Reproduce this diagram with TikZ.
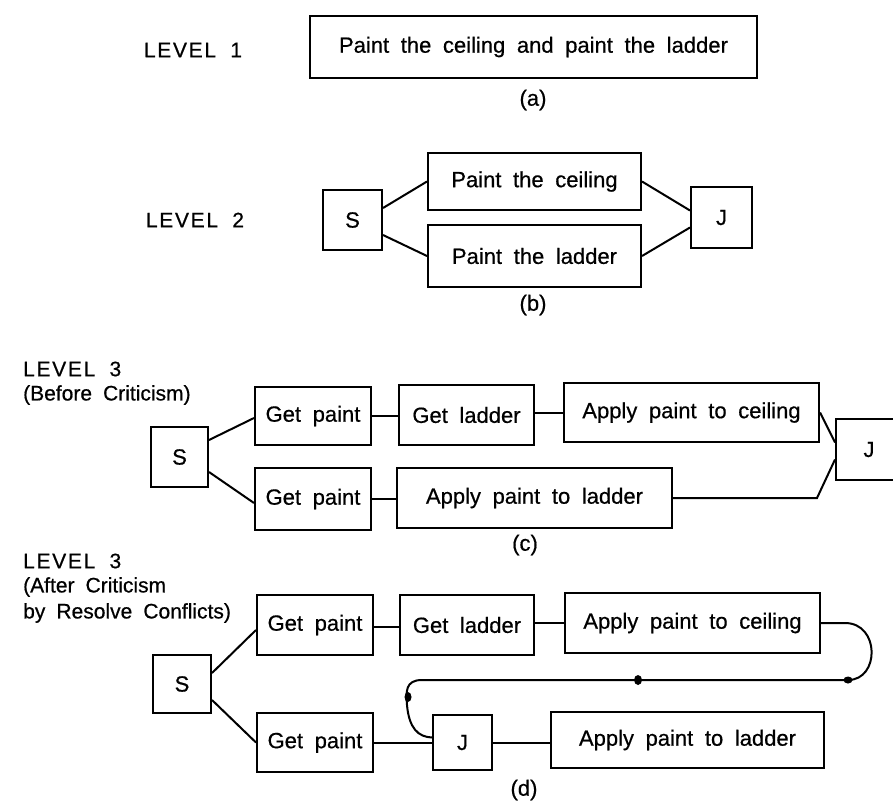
\documentclass[tikz,border=0pt]{standalone}
\usepackage{fontspec}
\setmainfont{Liberation Sans}[WordSpace=1.9, FakeBold=0.6]
\usetikzlibrary{calc}
\begin{document}
\begin{tikzpicture}[x=1pt,y=-1pt,
  every node/.style={font=\fontsize{22}{25}\selectfont},
  box/.style={draw, line width=2pt, rectangle, inner sep=0pt, align=center},
  sz/.style 2 args={minimum width=#1pt, minimum height=#2pt},
  lvl/.style={font=\fontsize{21}{24}\selectfont\addfontfeature{LetterSpace=8}},
  lft/.style={anchor=west, inner sep=0pt},
  sml/.style={font=\fontsize{21}{24}\selectfont},
  conn/.style={line width=2pt},
  blob/.style={fill=black}]
\useasboundingbox (0,0) rectangle (893,803);
\clip (0,0) rectangle (893,803);

% ---------- Level 1 ----------
\node[lvl] (t1) at (193,50) {LEVEL 1};
\node[box, sz={447}{62}] (L1) at (533.5,47) {Paint the ceiling and paint the ladder};
\node (ca) at (533,100) {(a)};

% ---------- Level 2 ----------
\node[lvl] (t2) at (195,220) {LEVEL 2};
\node[box, sz={59}{60}] (S2) at (352.5,220) {S};
\node[box, sz={213}{57}] (PC) at (534.5,181.5) {Paint the ceiling};
\node[box, sz={213}{62}] (PL) at (534.5,256) {Paint the ladder};
\node[box, sz={61}{61}] (J2) at (721.5,217.5) {J};
\node (cb) at (533,305) {(b)};
\draw[conn] ($(S2.east)+(0,-12)$) -- (PC.west);
\draw[conn] ($(S2.east)+(0,15)$) -- (PL.west);
\draw[conn] (PC.east) -- ($(J2.west)+(0,-7)$);
\draw[conn] (PL.east) -- ($(J2.west)+(0,10)$);

% ---------- Level 3 (c) ----------
\node[lvl, lft] (t3a) at (23,369) {LEVEL 3};
\node[sml, lft] (t3b) at (23,395) {(Before Criticism)};
\node[box, sz={57}{60}] (S3) at (179.5,457) {S};
\node[box, sz={116}{58}] (GP1) at (313,416) {Get paint};
\node[box, sz={135}{60}] (GL1) at (466.5,415) {Get ladder};
\node[box, sz={255}{59}] (AC1) at (691.5,412.5) {Apply paint to ceiling};
\node[box, sz={116}{62}] (GP2) at (313,499) {Get paint};
\node[box, sz={275}{60}] (AL1) at (534.5,498) {Apply paint to ladder};
\node[box, sz={66}{61}] (J3) at (869,449.5) {J};
\node (cc) at (525,545) {(c)};
\draw[conn] ($(S3.east)+(0,-17)$) -- ($(GP1.west)+(0,2)$);
\draw[conn] ($(S3.east)+(0,15)$) -- ($(GP2.west)+(0,4)$);
\draw[conn] (GP1.east) -- (GP1.east -| GL1.west);
\draw[conn] (AC1.west -| GL1.east) -- (AC1.west);
\draw[conn] (GP2.east) -- (GP2.east -| AL1.west);
\draw[conn] (AC1.east) -- ($(J3.west)+(0,-7)$);
\coordinate (c3bend) at (817,498);
\draw[conn] (AL1.east) -- (c3bend) -- ($(J3.west)+(0,10)$);

% ---------- Level 3 (d) ----------
\node[lvl, lft] (t4a) at (23,561) {LEVEL 3};
\node[sml, lft] (t4b) at (23,587) {(After Criticism};
\node[sml, lft] (t4c) at (23,613) {by Resolve Conflicts)};
\node[box, sz={58}{58}] (S4) at (182,684) {S};
\node[box, sz={116}{60}] (GP3) at (315,625) {Get paint};
\node[box, sz={134}{60}] (GL2) at (467,625) {Get ladder};
\node[box, sz={255}{60}] (AC2) at (692.5,623) {Apply paint to ceiling};
\node[box, sz={116}{59}] (GP4) at (315,742.5) {Get paint};
\node[box, sz={59}{55}] (J4) at (462.5,742.5) {J};
\node[box, sz={273}{56}] (AL2) at (687.5,740) {Apply paint to ladder};
\node (cd) at (524,790) {(d)};
\draw[conn] ($(S4.east)+(0,-11)$) -- ($(GP3.west)+(0,5)$);
\draw[conn] ($(S4.east)+(0,16)$) -- (GP4.west);
\draw[conn] ($(GP3.east)+(0,2)$) -- ($(GP3.east -| GL2.west)+(0,2)$);
\draw[conn] (AC2.west -| GL2.east) -- (AC2.west);
\draw[conn] (GP4.east) -- (J4.west);
\draw[conn] (J4.east) -- (J4.east -| AL2.west);
\coordinate (r0) at (845,623);
\coordinate (r1) at (848,680);
\coordinate (l0) at (422,680);
\coordinate (l1) at (407,705);
\draw[conn] (AC2.east) -- (r0) .. controls (880,623) and (880,680) .. (r1)
  -- (l0) .. controls (405,680) and (406,692) .. (l1)
  .. controls (409,728) and (418,737) .. ($(J4.west)+(0,-5)$);
\fill[blob] (r1) ellipse [x radius=4.5pt, y radius=3.5pt];
\fill[blob] (638,680) ellipse [x radius=4pt, y radius=5pt];
\fill[blob] (408,697) ellipse [x radius=3.5pt, y radius=5pt];
\end{tikzpicture}
\end{document}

+++++

TO BE DONE
Could the lines from the top of the material through the line with "(ca) at (533,100)" be repeated exactly, pictures left out?

ANSWER IN FULL
Reproduce this diagram with TikZ.
\documentclass[tikz,border=0pt]{standalone}
\usepackage{fontspec}
\setmainfont{Liberation Sans}[WordSpace=1.9, FakeBold=0.6]
\usetikzlibrary{calc}
\begin{document}
\begin{tikzpicture}[x=1pt,y=-1pt,
  every node/.style={font=\fontsize{22}{25}\selectfont},
  box/.style={draw, line width=2pt, rectangle, inner sep=0pt, align=center},
  sz/.style 2 args={minimum width=#1pt, minimum height=#2pt},
  lvl/.style={font=\fontsize{21}{24}\selectfont\addfontfeature{LetterSpace=8}},
  lft/.style={anchor=west, inner sep=0pt},
  sml/.style={font=\fontsize{21}{24}\selectfont},
  conn/.style={line width=2pt},
  blob/.style={fill=black}]
\useasboundingbox (0,0) rectangle (893,803);
\clip (0,0) rectangle (893,803);

% ---------- Level 1 ----------
\node[lvl] (t1) at (193,50) {LEVEL 1};
\node[box, sz={447}{62}] (L1) at (533.5,47) {Paint the ceiling and paint the ladder};
\node (ca) at (533,100) {(a)};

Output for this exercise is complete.